Unfortunately it looks like the maintenance state of the pieces around Rellic isn't very good, and it's quite rocket science to get it building. It doesn't have as much UI/GUI as Ghidra either so it's a bit far from accessible right now.

[1]: https://github.com/lifting-bits/rellic




> that generates goto-free control flows

...note: from LLVM bitcode.


https://github.com/lifting-bits/remill is linked from there, which I guess is where you get your bitcode from.


Oh that's cool, thanks!


What happens with code that uses lots of gotos(incl. computed gotos)?


From reading the paper, it basically does jump unthreading. Basically, if you imagine code like this:

  bool found = false;
  for (...) {
    if (...) {
      found = true;
      break;
    }
  }
  if (found) {
    // A
  } else {
    // B
  }
Jump threading is an optimization pass that replace the break statement with a goto A. After that replacement, found is always false, so the boolean variable and the if statement is deleted. The resulting code would look something like this [1]:

  for (...) {
    if (...) {
      // A
      goto end;
    }
  }
  // B
  end:;
What the lifting is doing here is essentially running this pass in reverse. If you find a branch pattern that doesn't meet any preordained schema (such as a loop with multiple exits), just synthesize a variable that tells you which target you're going to jump to. Were the compiler to optimize the resulting code, jump threading would convert it back into the gotos present in the compiled binary.

[1] This kind of optimization pass runs at a stage when the code is basically treated entirely as a CFG and there's no such thing as if statements or jumps or gotos, just conditional and unconditional branches terminating basic blocks. Any reflection of the code outside of this form is therefore somewhat imprecise.


Can you think of an example of "goto"-based code that cannot be translated into conventionally structure code?

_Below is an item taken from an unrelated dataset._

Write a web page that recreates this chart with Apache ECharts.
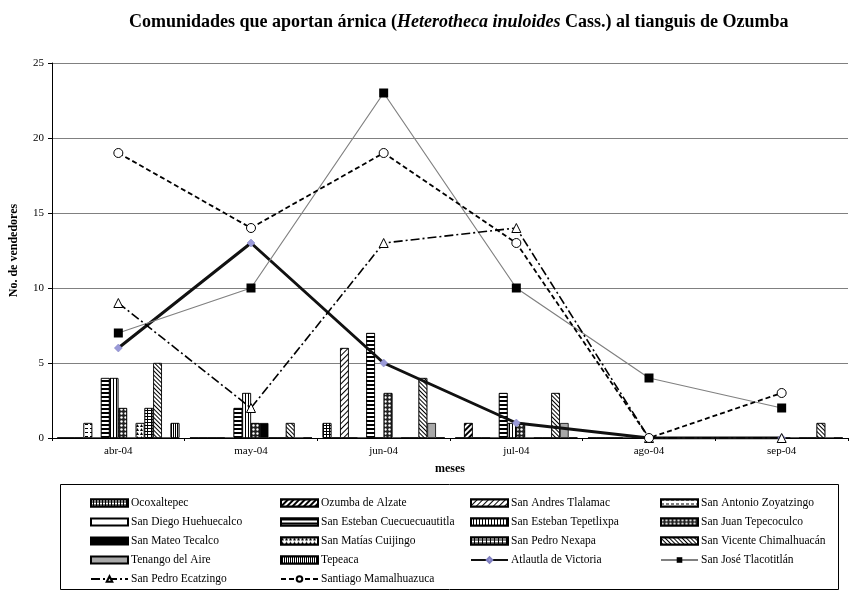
<!DOCTYPE html>
<html>
<head>
<meta charset="utf-8">
<script src="https://cdn.jsdelivr.net/npm/echarts@6/dist/echarts.min.js"></script>
<style>
  html, body { margin: 0; padding: 0; background: #fff; }
  #main { width: 855px; height: 593px; }
</style>
</head>
<body>
<div id="main"></div>
<script>
var myChart = echarts.init(document.getElementById('main'));

var months = ['abr-04', 'may-04', 'jun-04', 'jul-04', 'ago-04', 'sep-04'];
var yTicks = [0, 5, 10, 15, 20, 25];

// barras (No. de vendedores por mes)
var ocoxaltepec   = [0, 0, 1, 0, 0, 0];
var ozumba        = [0, 0, 0, 1, 0, 0];
var sanAndres     = [0, 0, 6, 0, 0, 0];
var sanAntonio    = [1, 0, 0, 0, 0, 0];
var sanDiego      = [0, 0, 0, 0, 0, 0];
var cuecue        = [4, 2, 7, 3, 0, 0];
var tepetlixpa    = [4, 3, 0, 1, 0, 0];
var sanJuan       = [2, 1, 3, 1, 0, 0];
var sanMateo      = [0, 1, 0, 0, 0, 0];
var sanMatias     = [1, 0, 0, 0, 0, 0];
var nexapa        = [2, 0, 0, 0, 0, 0];
var sanVicente    = [5, 1, 4, 3, 0, 1];
var tenango       = [0, 0, 1, 1, 0, 0];
var tepeaca       = [1, 0, 0, 0, 0, 0];

// lineas
var atlautla      = [6, 13, 5, 1, 0, 0];
var sanJose       = [7, 10, 23, 10, 4, 2];
var ecatzingo     = [9, 2, 13, 14, 0, 0];
var mamalhuazuca  = [19, 14, 19, 13, 0, 3];

var lineNames = ['Atlautla de Victoria', 'San José Tlacotitlán', 'San Pedro Ecatzingo', 'Santiago Mamalhuazuca'];

var serif = 'Liberation Serif';
var D45 = Math.PI / 4;

function bar(name, data, style) {
    return {
        name: name,
        type: 'bar',
        data: data,
        barGap: '0%',
        barCategoryGap: '8%',
        itemStyle: Object.assign({ color: '#fff', borderColor: '#000', borderWidth: 0.8 }, style)
    };
}
function stripes(gapY, rot, w) {
    return { symbol: 'rect', color: '#000', backgroundColor: '#fff', dashArrayX: [1, 0], dashArrayY: [w || 1, gapY], rotation: rot || 0 };
}

var series = [
    bar('Ocoxaltepec', ocoxaltepec, { decal: { symbol: 'rect', color: '#fff', backgroundColor: '#000', dashArrayX: [2, 1], dashArrayY: [2, 1] } }),
    bar('Ozumba de Alzate', ozumba, { decal: stripes(2, -D45, 2) }),
    bar('San Andres Tlalamac', sanAndres, { decal: stripes(3, -D45, 1) }),
    bar('San Antonio Zoyatzingo', sanAntonio, { decal: { symbol: 'rect', color: '#000', backgroundColor: '#fff', dashArrayX: [3, 2], dashArrayY: [1, 3] } }),
    bar('San Diego Huehuecalco', sanDiego, {}),
    bar('San Esteban Cuecuecuautitla', cuecue, { decal: stripes(1.5, 0, 1.5) }),
    bar('San Esteban Tepetlixpa', tepetlixpa, { decal: stripes(1.5, Math.PI / 2, 1) }),
    bar('San Juan Tepecoculco', sanJuan, { decal: { symbol: 'circle', symbolSize: 0.8, color: '#fff', backgroundColor: '#222', dashArrayX: [3, 0.5], dashArrayY: [3, 0.5] } }),
    bar('San Mateo Tecalco', sanMateo, { color: '#000' }),
    bar('San Matías Cuijingo', sanMatias, { decal: { symbol: 'triangle', color: '#000', backgroundColor: '#fff', dashArrayX: [3, 1], dashArrayY: [3, 1] } }),
    bar('San Pedro Nexapa', nexapa, { decal: { symbol: 'rect', color: '#fff', backgroundColor: '#000', dashArrayX: [3, 1], dashArrayY: [1.5, 1] } }),
    bar('San Vicente Chimalhuacán', sanVicente, { decal: stripes(2, D45, 1) }),
    bar('Tenango del Aire', tenango, { color: '#a8a8a8' }),
    bar('Tepeaca', tepeaca, { decal: stripes(1, Math.PI / 2, 1) }),
    {
        name: 'Atlautla de Victoria', type: 'line', data: atlautla, z: 5,
        symbol: 'diamond', symbolSize: 8,
        itemStyle: { color: '#9a9ad8', borderColor: '#8080c0', borderWidth: 0.5 },
        lineStyle: { color: '#111', width: 3 }
    },
    {
        name: 'San José Tlacotitlán', type: 'line', data: sanJose, z: 5,
        symbol: 'rect', symbolSize: 9,
        itemStyle: { color: '#000' },
        lineStyle: { color: '#808080', width: 1.2 }
    },
    {
        name: 'San Pedro Ecatzingo', type: 'line', data: ecatzingo, z: 5,
        symbol: 'triangle', symbolSize: 9,
        itemStyle: { color: '#fff', borderColor: '#000', borderWidth: 1 },
        lineStyle: { color: '#000', width: 1.6, type: [9, 3, 2, 3] }
    },
    {
        name: 'Santiago Mamalhuazuca', type: 'line', data: mamalhuazuca, z: 5,
        symbol: 'circle', symbolSize: 9,
        itemStyle: { color: '#fff', borderColor: '#000', borderWidth: 1 },
        lineStyle: { color: '#000', width: 1.8, type: [5, 3] }
    }
];

function legendCol(left, names) {
    return {
        orient: 'vertical', left: left, top: 496, height: 100, padding: 0,
        itemWidth: 37, itemHeight: 7, itemGap: 5,
        selectedMode: false,
        textStyle: { fontFamily: serif, fontSize: 11.5, color: '#000', lineHeight: 14, padding: [0, 0, 0, -2] },
        data: names.map(function (n) {
            return lineNames.indexOf(n) >= 0 ? { name: n } : { name: n, icon: 'rect' };
        })
    };
}

option = {
    backgroundColor: '#fff',
    animation: false,
    title: {
        left: 124, top: 8,
        text: '{b|Comunidades que aportan árnica (}{i|Heterotheca inuloides}{b| Cass.) al tianguis de Ozumba}',
        textStyle: {
            rich: {
                b: { fontFamily: serif, fontWeight: 'bold', fontSize: 18, color: '#000' },
                i: { fontFamily: serif, fontWeight: 'bold', fontStyle: 'italic', fontSize: 18, color: '#000' }
            }
        }
    },
    legend: [
        legendCol(90, ['Ocoxaltepec', 'San Diego Huehuecalco', 'San Mateo Tecalco', 'Tenango del Aire', 'San Pedro Ecatzingo']),
        legendCol(280, ['Ozumba de Alzate', 'San Esteban Cuecuecuautitla', 'San Matías Cuijingo', 'Tepeaca', 'Santiago Mamalhuazuca']),
        legendCol(470, ['San Andres Tlalamac', 'San Esteban Tepetlixpa', 'San Pedro Nexapa', 'Atlautla de Victoria']),
        legendCol(660, ['San Antonio Zoyatzingo', 'San Juan Tepecoculco', 'San Vicente Chimalhuacán', 'San José Tlacotitlán'])
    ],
    graphic: [{
        type: 'rect', silent: true,
        shape: { x: 60.5, y: 484.5, width: 778, height: 105 },
        style: { fill: 'none', stroke: '#000', lineWidth: 1 }
    }],
    grid: { left: 50, right: 7, top: 63, bottom: 155 },
    xAxis: {
        type: 'category', data: months,
        name: 'meses', nameLocation: 'middle', nameGap: 25,
        nameTextStyle: { fontFamily: serif, fontWeight: 'bold', fontSize: 12, color: '#000' },
        axisLine: { lineStyle: { color: '#000', width: 1 } },
        axisTick: { show: true, length: 3, lineStyle: { color: '#000' } },
        axisLabel: { fontFamily: serif, fontSize: 11, color: '#000', margin: 8 }
    },
    yAxis: {
        type: 'value', min: yTicks[0], max: yTicks[yTicks.length - 1], interval: 5,
        name: 'No. de vendedores', nameLocation: 'middle', nameGap: 32, nameRotate: 90,
        nameTextStyle: { fontFamily: serif, fontWeight: 'bold', fontSize: 12, color: '#000' },
        axisLine: { show: true, lineStyle: { color: '#000', width: 1 } },
        axisTick: { show: true, length: 4, lineStyle: { color: '#000' } },
        axisLabel: { fontFamily: serif, fontSize: 11, color: '#000', margin: 8 },
        splitLine: { lineStyle: { color: '#808080', width: 1 } }
    },
    series: series
};

myChart.setOption(option);
</script>
</body>
</html>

[EDITED to say explicitly:] You can translate any goto-laden code into "conventionally structured" code mechanically, if you don't care about having the structure of the resulting code actually indicate what it does. Here's an example of the sort of code for which that might be the best you can do.

Suppose you implement a state machine with gotos. So, for a simple (and contrived) example, suppose you have something that absorbs the decimal digits of a number and keeps track of the value of the number modulo 3 by having three states. Something like this (pseudocode):

    def mod3():
        state0:
            d = getdigit()
            if d == FINISHED: return 0
            if d is 0, 3, 6, 9: goto state0
            if d is 1, 4, 7: goto state1
            if d is 2, 5, 8: goto state2
            return ERROR
        state1: 
            d = getdigit()
            if d == FINISHED: return 0
            if d is 0, 3, 6, 9: goto state1
(etc.) You've got three stateN labels each of which can jump to any of the stateN labels (as well as being able to return from the function).

If you have tail-call optimization you can turn this into conventionally structured code, more or less:

    def state0():
        d = getdigit()
        if d == FINISHED: return 0
        if d is 0, 3, 6, 9: return state0()
        if d is 1, 4, 7: return state1()
        if d is 2, 5, 8: return state2()
        return ERROR
with similar definitions for state1() and state2(), and then the top-level function just calls state0. But this depends on knowing that all those tail calls will get optimized, or else on never having enough digits to overflow your stack.

Or else you can have an explicit state variable:

    def mod3():
        state = 0
        loop:
            if state == 0:
                d = getdigit()
                if d == FINISHED: return 0
                if d is 0, 3, 6, 9: state = 0
                else if d is 1, 4, 7: state = 1
                else if d is 2, 5, 8: state = 2
                else: return ERROR
            else if state == 1:
                ...
            else:
                ...
which works pretty well for the special case of state machines but badly for most other things a goto might be used for. (Though obviously you can translate literally any goto-using code into this sort of thing. You might want to call the analogue of the "state" variable here "program_counter" in that case.)


The translation can always be done, but for dense spaghetti control structures duplication of code may be required. One can construct artificial cases where the size increase is exponential, but that's unlikely to be an issue in even the worst real code.


This is actually why we chose _not_ to implement no-more-gotos for Binary Ninja's HLIL! Code is actually more readable with gotos in some situations and trying to force their elimination hurts readability.


> Rellic [1] implements an algorithm that generates goto-free control flows

Doesn't WebAssembly implement that already, via Relooper?